Tests

According to many experts, there is no reliable test for Lyme disease and many other tick-borne diseases at this time. Your doctor should make a clinical diagnosis based on your symptoms, medical history, and exposure to ticks. Doctors should not rely solely on tests. There are several blood tests available, but none are completely reliable. The blood test most typically used is called an ELISA (or Lyme titer) test. The test results may mean nothing if it is negative, and it rarely indicates infection if it is performed too early (2 to 6 weeks after the tick bite).

Patients with persistent Lyme Disease and other TBDs seldom have a positive ELISA test, possibly because they have ceased to produce the antibodies detectable by the test. Many experts believe that the ELISA test is only about 30-60% accurate. The ELISA test is not based on the specific Lyme bacteria strain that is most useful for accurate diagnosis. While a positive ELISA test is a reasonably reliable indication of infection, a negative test is useless.

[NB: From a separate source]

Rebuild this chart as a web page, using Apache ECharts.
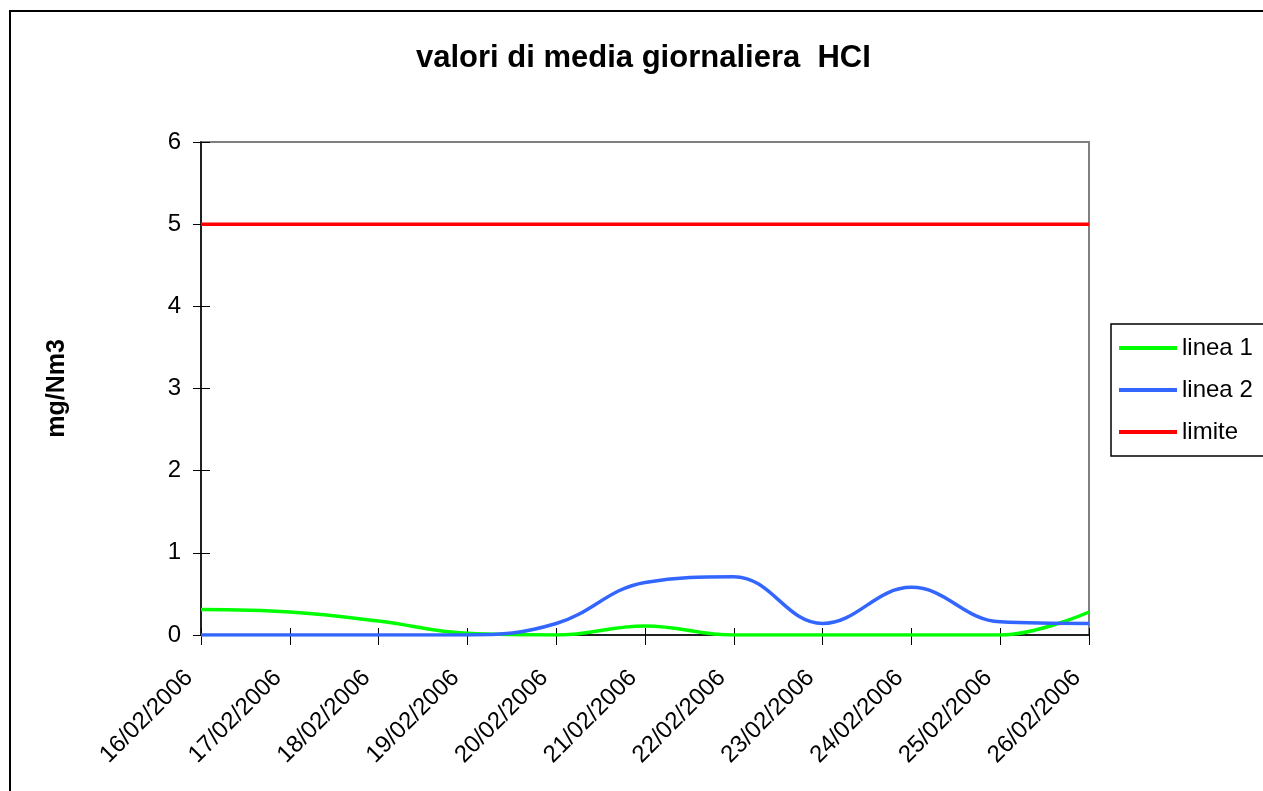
<!DOCTYPE html>
<html>
<head>
<meta charset="utf-8">
<title>valori di media giornaliera HCI</title>
<script src="https://cdn.jsdelivr.net/npm/echarts@6/dist/echarts.min.js"></script>
<style>
  html, body { margin: 0; padding: 0; background: #fff; }
  #chart { width: 1263px; height: 791px; }
</style>
</head>
<body>
<div id="chart"></div>
<script>
// days on the x axis
const dates = ['16/02/2006', '17/02/2006', '18/02/2006', '19/02/2006', '20/02/2006', '21/02/2006',
  '22/02/2006', '23/02/2006', '24/02/2006', '25/02/2006', '26/02/2006'];

// daily averages, mg/Nm3
const linea1 = [0.31, 0.28, 0.17, 0.02, 0, 0.11, 0, 0, 0, 0, 0.28];
const linea2 = [0, 0, 0, 0, 0.14, 0.64, 0.71, 0.14, 0.58, 0.16, 0.14];
const limite = [5, 5, 5, 5, 5, 5, 5, 5, 5, 5, 5];

const yTicks = [0, 1, 2, 3, 4, 5, 6];

const font = "'Liberation Sans', Arial, sans-serif";

const chart = echarts.init(document.getElementById('chart'));

const lineSeries = (name, data, color) => ({
  name: name,
  type: 'line',
  data: data,
  smooth: 0.4,
  symbol: 'none',
  lineStyle: { color: color, width: 3.5 },
  itemStyle: { color: color }
});

chart.setOption({
  animation: false,
  textStyle: { fontFamily: font },
  title: {
    text: 'valori di media giornaliera  HCI',
    left: 411,
    top: 38,
    textStyle: { fontSize: 31, fontWeight: 'bold', color: '#000', fontFamily: font }
  },
  legend: {
    data: ['linea 1', 'linea 2', 'limite'],
    orient: 'vertical',
    left: 1111,
    top: 324,
    icon: 'rect',
    itemWidth: 58,
    itemHeight: 4,
    itemGap: 18,
    padding: [12, 40, 12, 8],
    borderColor: '#000',
    borderWidth: 1.5,
    textStyle: { fontSize: 24, color: '#000', fontFamily: font }
  },
  grid: {
    left: 201,
    right: 174,
    top: 142,
    bottom: 156,
    show: true,
    borderColor: '#808080',
    borderWidth: 2
  },
  xAxis: [{
    type: 'category',
    data: dates,
    boundaryGap: false,
    axisLine: { lineStyle: { color: '#000', width: 1.5 } },
    axisTick: { interval: 0, length: 10, lineStyle: { color: '#000' } },
    axisLabel: {
      interval: 0, rotate: 45, margin: 27, padding: [0, 17, 0, 0],
      fontSize: 24, color: '#000', fontFamily: font
    },
    splitLine: { show: false }
  }, {
    type: 'category',
    data: dates,
    boundaryGap: false,
    position: 'bottom',
    offset: 0,
    axisLine: { show: false },
    axisTick: { inside: true, interval: 0, length: 7, lineStyle: { color: '#000' } },
    axisLabel: { show: false },
    splitLine: { show: false }
  }],
  yAxis: [{
    type: 'value',
    min: yTicks[0],
    max: yTicks[yTicks.length - 1],
    interval: 1,
    name: 'mg/Nm3',
    nameLocation: 'middle',
    nameGap: 131,
    nameTextStyle: { fontSize: 25, fontWeight: 'bold', color: '#000', fontFamily: font },
    axisLine: { show: true, lineStyle: { color: '#000', width: 1.5 } },
    axisTick: { show: true, length: 8, lineStyle: { color: '#000' } },
    axisLabel: { margin: 20, fontSize: 24, color: '#000', fontFamily: font },
    splitLine: { show: false }
  }, {
    type: 'value',
    min: yTicks[0],
    max: yTicks[yTicks.length - 1],
    interval: 1,
    position: 'left',
    offset: 0,
    axisLine: { show: false },
    axisTick: { show: true, inside: true, length: 9, lineStyle: { color: '#000' } },
    axisLabel: { show: false },
    splitLine: { show: false }
  }],
  graphic: [{
    type: 'rect',
    silent: true,
    z: -1,
    shape: { x: 10, y: 11, width: 1400, height: 900 },
    style: { fill: 'none', stroke: '#000', lineWidth: 2 }
  }],
  series: [
    lineSeries('linea 1', linea1, '#00ff00'),
    lineSeries('linea 2', linea2, '#3366ff'),
    lineSeries('limite', limite, '#ff0000')
  ]
});
</script>
</body>
</html>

The Western blot test for Lyme Disease (LD) often shows infection when an ELISA test does not. Unfortunately, the U.S. Centers for Disease Control (CDC) have set strict criteria for considering a Western blot test as positive for LD. These criteria were established for statistical analysis of the spread of the disease and were not intended to guide doctors in their diagnosis and treatment. The CDC surveillance criteria miss many people with LD. Doctors who use only the CDC guidelines to decide whether or not to treat leave many infected people without treatment. Even if the test results are not positive by CDC standards, any positive Lyme-specific “bands” are useful indicators of infection. Another test, PCR analysis, looks for the DNA of the Lyme bacteria in blood, urine, or tissue. Multiple tests are usually required before a sample is obtained that contains the bacteria. However, in recent years PCR testing has become extremely reliable when positive. Most doctors are unaware of this test.